Working Content > Oscillations and Waves

 

Pre-requisites:

 

There are three core situations that lead to a system oscillating.

  1. The system has a stable point where all the forces on the system are balanced (net force = 0).
  2. If the system deviates away from that stable point (for whatever reason) it experiences a force that tends to push it back to where it started.
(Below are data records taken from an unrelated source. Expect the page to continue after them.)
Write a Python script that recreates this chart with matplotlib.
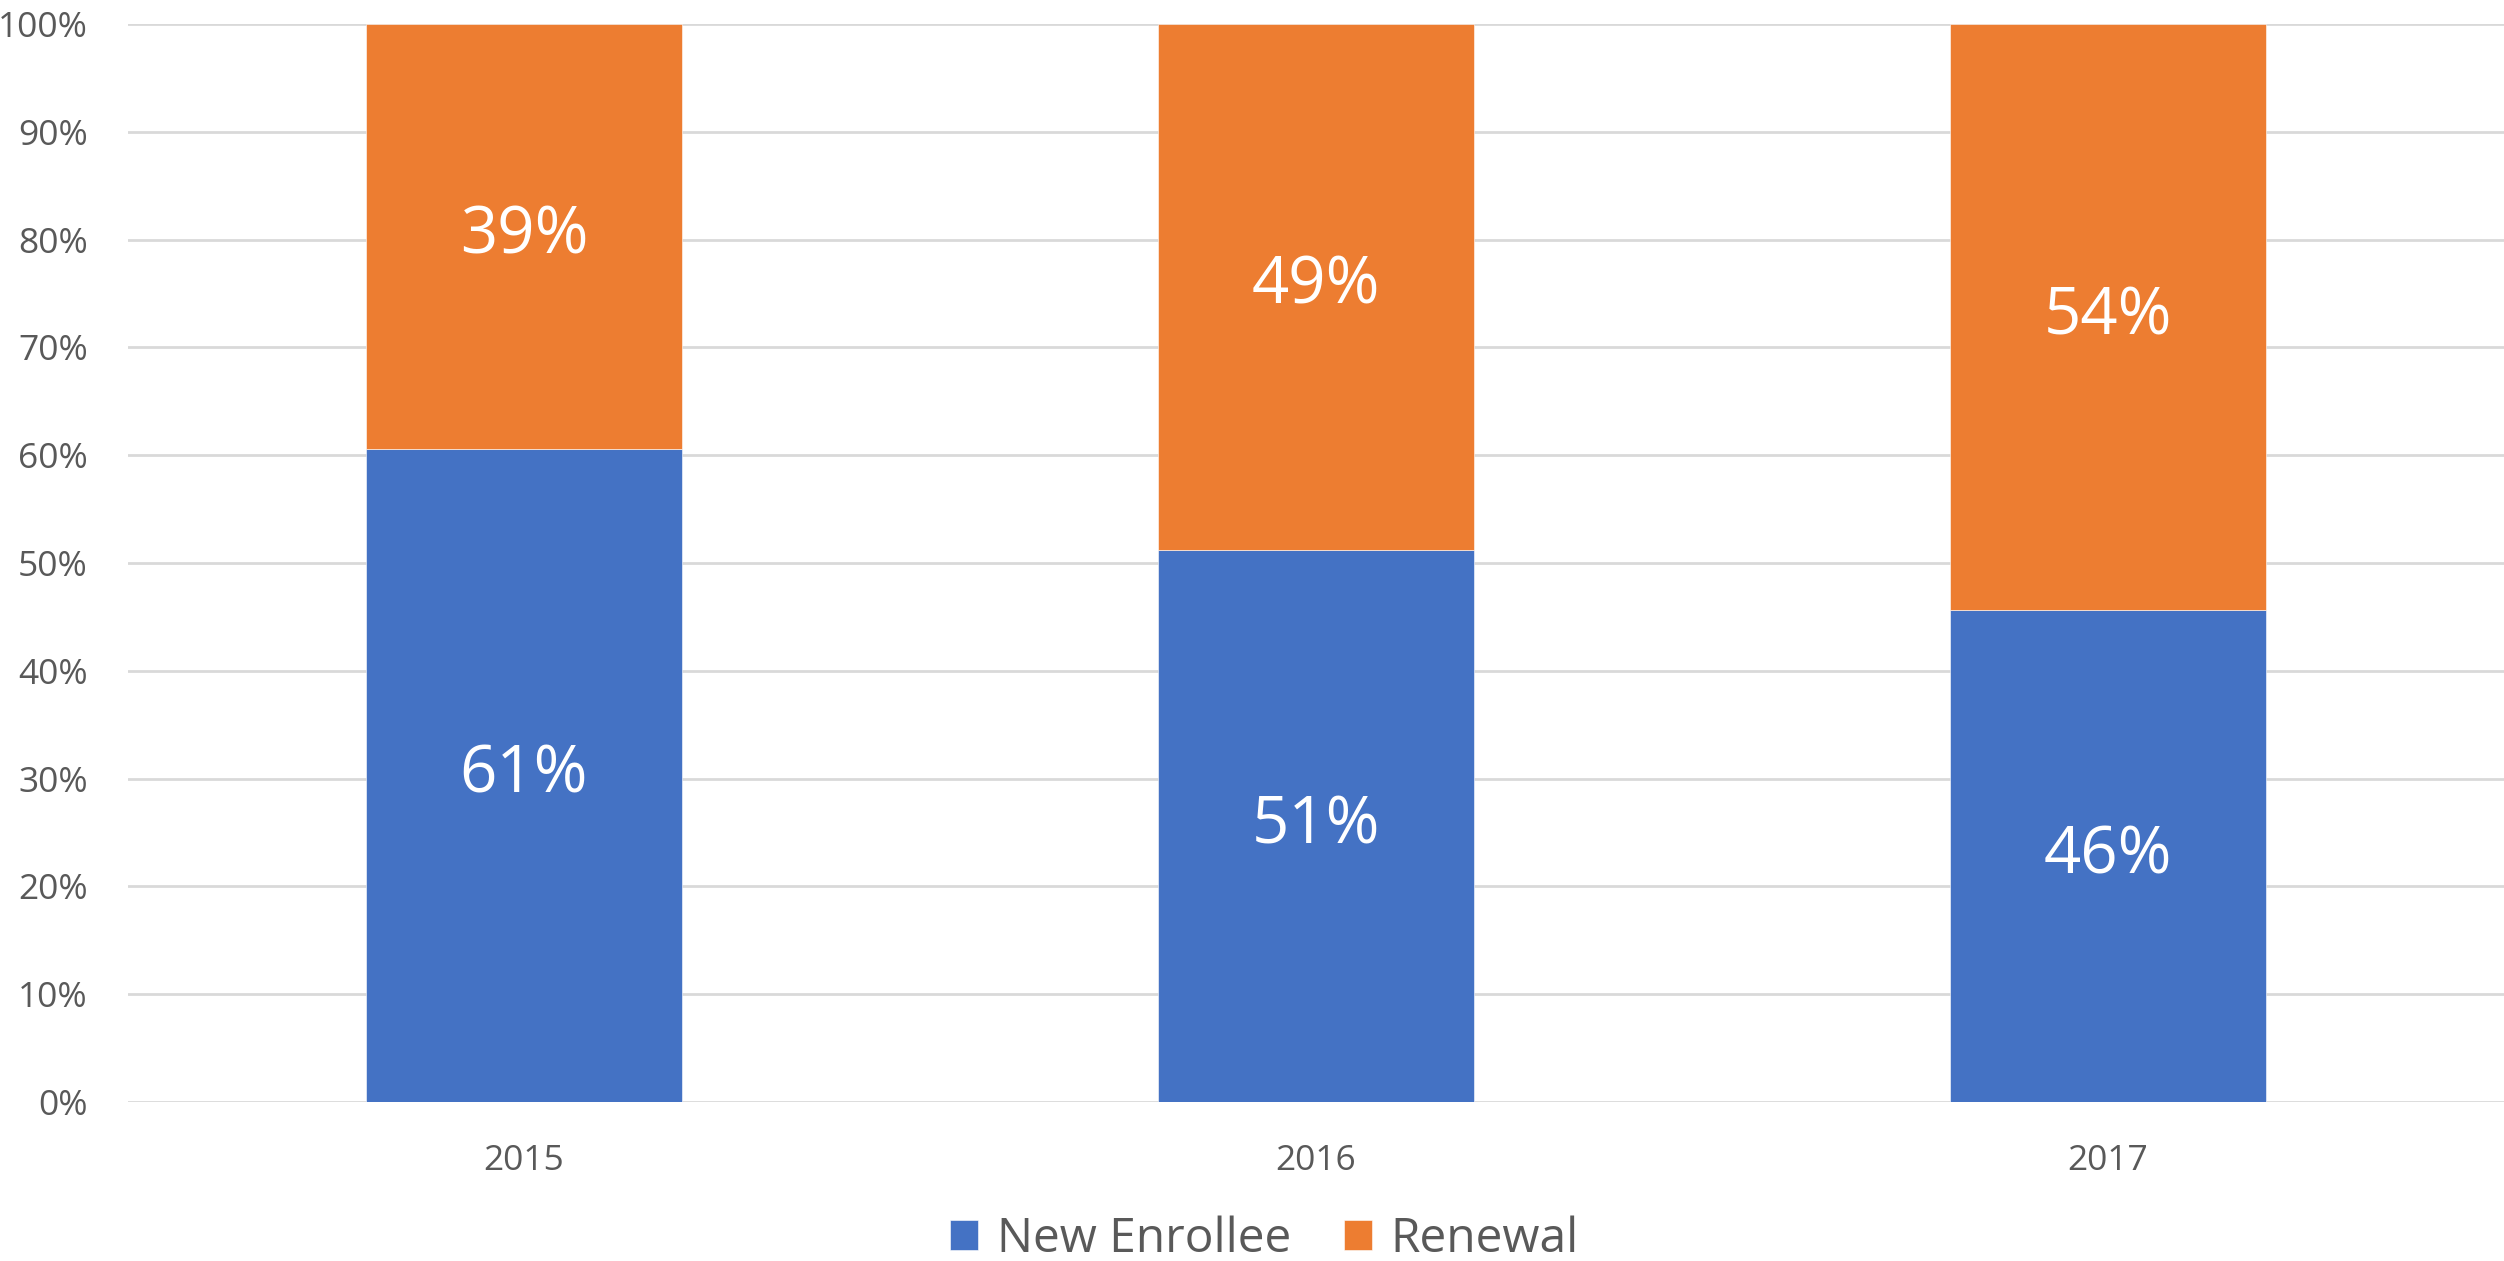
import numpy as np
import matplotlib.pyplot as plt
from matplotlib.ticker import PercentFormatter

# data (percent of enrollment)
years = ['2015', '2016', '2017']
new_enrollee = [60.6, 51.2, 45.6]
renewal = [39.4, 48.8, 54.4]

blue = '#4472C4'
orange = '#ED7D31'
gray = '#595959'

plt.rcParams['font.family'] = ['Open Sans', 'DejaVu Sans']

fig = plt.figure(figsize=(25.04, 12.61), dpi=100)
ax = fig.add_axes([0.0511, 0.1261, 0.9489, 0.8549])

x = np.arange(len(years))
width = 0.4
b1 = ax.bar(x, new_enrollee, width, color=blue, label='New Enrollee',
            edgecolor='white', linewidth=0.4, zorder=3)
b2 = ax.bar(x, renewal, width, bottom=new_enrollee, color=orange, label='Renewal',
            edgecolor='white', linewidth=0.4, zorder=3)

# data labels
for bars in (b1, b2):
    for rect in bars:
        h = rect.get_height()
        ax.text(rect.get_x() + rect.get_width() / 2, rect.get_y() + h / 2,
                f'{round(h):.0f}%', ha='center', va='center',
                color='white', fontsize=47, zorder=4)

ax.set_xlim(-0.5, 2.5)
ax.set_ylim(0, 100)
ax.set_yticks(np.arange(0, 101, 10))
ax.yaxis.set_major_formatter(PercentFormatter(decimals=0))
ax.set_xticks(x)
ax.set_xticklabels(years)

ax.grid(axis='y', color='#D9D9D9', linewidth=2, zorder=0)
for s in ['top', 'right', 'left', 'bottom']:
    ax.spines[s].set_visible(False)
ax.tick_params(axis='both', length=0, colors=gray)
ax.tick_params(axis='y', labelsize=25.5, pad=29)
ax.tick_params(axis='x', labelsize=25.5, pad=30)

fig.legend(handles=[b1, b2], loc='center', bbox_to_anchor=(0.505, 0.0174),
           ncol=2, frameon=False, fontsize=34.5, labelcolor=gray,
           handlelength=0.58, handleheight=0.58, handletextpad=0.4,
           columnspacing=1.1)

fig.savefig('out.png', dpi=100)
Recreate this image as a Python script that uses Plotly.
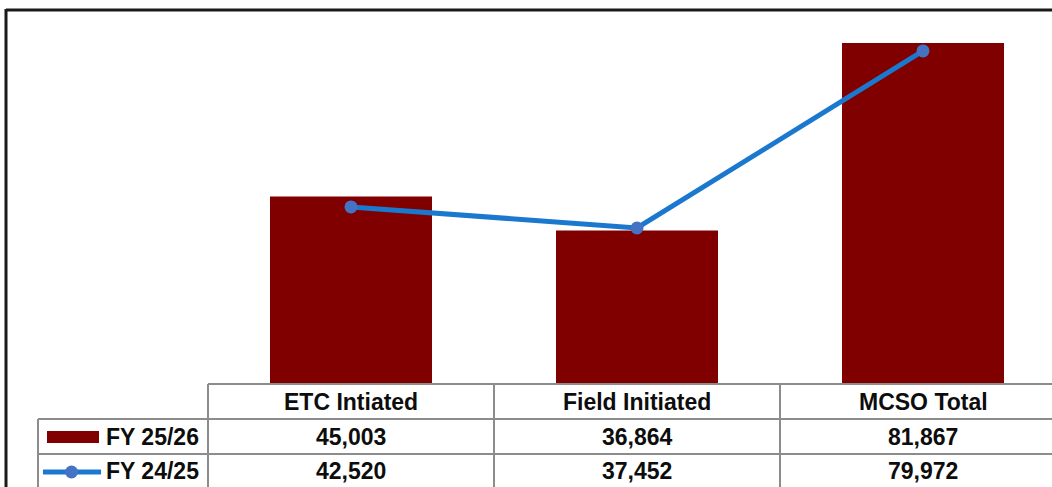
import plotly.graph_objects as go

# data
categories = ["ETC Intiated", "Field Initiated", "MCSO Total"]
fy2526 = [45003, 36864, 81867]
fy2425 = [42520, 37452, 79972]
series_names = ["FY 25/26", "FY 24/25"]

W, H = 1052, 487
BAR_COLOR = "#800000"
LINE_COLOR = "#1B78CF"
MARKER_COLOR = "#4472C4"
GRID = "#8c8c8c"
FONT = "Liberation Sans, Arial, sans-serif"


def px(x):
    return x / W


def py(y):
    return 1 - y / H


# axis geometry (pixels): category 0 centred at x=351, 286 px per category,
# value 0 at y=384, 81,867 reaches y=43
x0, step = 351, 286
y0, ytop = 384, 43
per_px = max(fy2526) / (y0 - ytop)

fig = go.Figure()

fig.add_trace(go.Bar(
    x=categories, y=fy2526, name=series_names[0],
    marker=dict(color=BAR_COLOR, line=dict(width=0)),
    width=162 / step, showlegend=False))

fig.add_trace(go.Scatter(
    x=categories, y=fy2425, name=series_names[1], mode="lines+markers",
    line=dict(color=LINE_COLOR, width=5),
    marker=dict(color=MARKER_COLOR, size=13),
    showlegend=False))

fig.update_xaxes(range=[(0 - x0) / step, (W - x0) / step], visible=False,
                 domain=[0, 1])
fig.update_yaxes(range=[-(H - y0) * per_px, y0 * per_px], visible=False,
                 domain=[0, 1])

shapes = []


def hline(x_a, x_b, y, color=GRID, width=2):
    shapes.append(dict(type="line", xref="paper", yref="paper",
                       x0=px(x_a), x1=px(x_b), y0=py(y), y1=py(y),
                       line=dict(color=color, width=width)))


def vline(x, y_a, y_b, color=GRID, width=2):
    shapes.append(dict(type="line", xref="paper", yref="paper",
                       x0=px(x), x1=px(x), y0=py(y_a), y1=py(y_b),
                       line=dict(color=color, width=width)))


# outer chart border
hline(6, W + 5, 10, color="#1a1a1a", width=3)
vline(6, 9, H + 5, color="#1a1a1a", width=3)

# data table grid
rows = [384, 419, 454]
hline(208, W + 5, rows[0])
hline(38, W + 5, rows[1])
hline(38, W + 5, rows[2])
vline(38, rows[1], H + 5)
vline(208, rows[0], H + 5)
for i in range(1, len(categories) + 1):
    vline(208 + step * i, rows[0], H + 5)

# legend keys
shapes.append(dict(type="rect", xref="paper", yref="paper",
                   x0=px(47), x1=px(99), y0=py(431), y1=py(443),
                   fillcolor=BAR_COLOR, line=dict(width=0)))
shapes.append(dict(type="line", xref="paper", yref="paper",
                   x0=px(43), x1=px(101), y0=py(472), y1=py(472),
                   line=dict(color=LINE_COLOR, width=5)))
shapes.append(dict(type="circle", xref="paper", yref="paper",
                   x0=px(65), x1=px(78), y0=py(465.5), y1=py(478.5),
                   fillcolor=MARKER_COLOR, line=dict(width=0)))

annotations = []
font = dict(family=FONT, size=23, color="#0d0d0d", weight="bold")
centers = [402, 437, 471]
for cat in categories:
    annotations.append(dict(x=cat, xref="x", y=py(centers[0]), yref="paper",
                            text=cat, showarrow=False, font=font,
                            xanchor="center", yanchor="middle"))
for r, vals in enumerate([fy2526, fy2425]):
    for cat, v in zip(categories, vals):
        annotations.append(dict(x=cat, xref="x", y=py(centers[r + 1]),
                                yref="paper", text=f"{v:,}",
                                showarrow=False, font=font,
                                xanchor="center", yanchor="middle"))
    annotations.append(dict(x=px(104), xref="paper", y=py(centers[r + 1]),
                            yref="paper", text=series_names[r],
                            xanchor="left", yanchor="middle",
                            showarrow=False, font=font))

fig.update_layout(
    width=W, height=H,
    margin=dict(l=0, r=0, t=0, b=0),
    paper_bgcolor="white", plot_bgcolor="white",
    shapes=shapes, annotations=annotations,
)

fig.write_html("out.html", config={"displayModeBar": False},
               post_script="document.body.style.margin='0';")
That force tends to accelerate the system back towards its stable point. If the motion of the system is governed by anything like Newton's second law, the force makes it accelerate towards the stable point. As it approaches the stable point, the net force weakens since it vanishes at the stable point. But if the object is moving, it will continue to move through the stable point, not stopping -- since there is no force there to stop it. This gives us our third core concept necessary for oscillation:

  1. The system overshoots the stable point. The force will then build up to slow it down, but not before it has gone the other half of the oscillation. The situation will then repeat.

 

We'll go through this in detail in specific cases so it might make more sense then.

 

If there is a stable point, then the system's potential energy should look like a well with a minimum point. The (classical) system will sit at the minimum point when it is stable. (A quantum system never can sit exactly at rest at a minimum point, which is why we draw our molecular bound states not exactly at the bottom of the potential well.) If the restoring force can be treated as linear -- or equivalently, if the potential energy can be treated as a parabola -- then the motion is called harmonic. It's called "harmonic" because the solution of Newton's second law (a second order differential equation that determines the motion of the object) are sines and cosines of time with a particular frequency -- just like the result produced by a pure musical tone heard at a particular point in space. The simplest example of this is a mass on a spring, so we will treat that example in great and gory detail.

 

But harmonic oscillation has value far beyond the case of a mass on a spring. For almost any stable situation, the energy for small enough deviations around the stable point can be approximated by a quadratic (parabola) and this is equivalent to a mass on a spring. What we learn in mathematical modeling is

 

If the equations for two different systems are the same, then each one serves as a good analogy for the other.

 

Since the equations that describe the mass on a spring appear in so many other cases, it is a useful analogy, and a valuable conceptual tool to have in your toolkit.